As a report by Bank of New York Mellon into Forbes lists has shown, most rich families actually lose most of their wealth by the end of the third generation — hence the phrase ‘shirtsleeves to shirtsleeves in three generations’. The Mellon report describes this failure of the super-rich to hold on to their wealth: one-third of families make it to generation 2; 10-12 per cent to generation 3; and only 4 per cent to generation 4. A remarkable 90 per cent of rich families have lost almost all their wealth by end of third generation. At the Vanderbilt family meeting in 1973, there were 120 family members and not a single millionaire among them.

The real reason super-rich families’ fortunes fail is nothing to do with Pikettian economic theory about the wealth divide, but everything to do with litigating, bickering, divorce and death. In many ways, our old ruling and aristocratic families are now the financial servants and waiters of the world — albeit living off good tips.

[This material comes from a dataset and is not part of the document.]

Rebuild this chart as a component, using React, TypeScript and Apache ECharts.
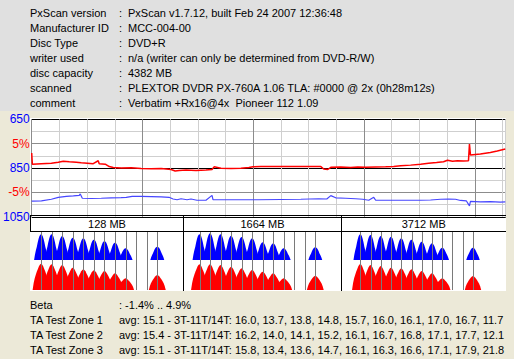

Most of them certainly can’t afford to live in the fancy London neighbourhoods where they were brought up.

It is also not true that the right wants to make it harder for the less well-off to pay their weekly bills and rents. Where there is a truly worrying wealth divide opening up is between the working-class poor and the middle classes. That is a problem area that needs attention — not the rich or super-rich.

My deepest issue with the left’s war on the rich is that they seem hopelessly unaware of the revolutionary strides that have taken place in recent years to close down the tax loopholes that have allowed offshore tax evasion in secret Swiss and Liechtenstein bank accounts and tax havens. The cliché fairy-tale world of tax havens that seem to belong in a John le Carré novel, as conjured up by Ed Miliband, simply no longer exists. Former OECD blacklisted countries such as Switzerland, Monaco and the Cayman Islands are now heavily regulated.

The best we can do is tax the rich fairly — and then leave them alone.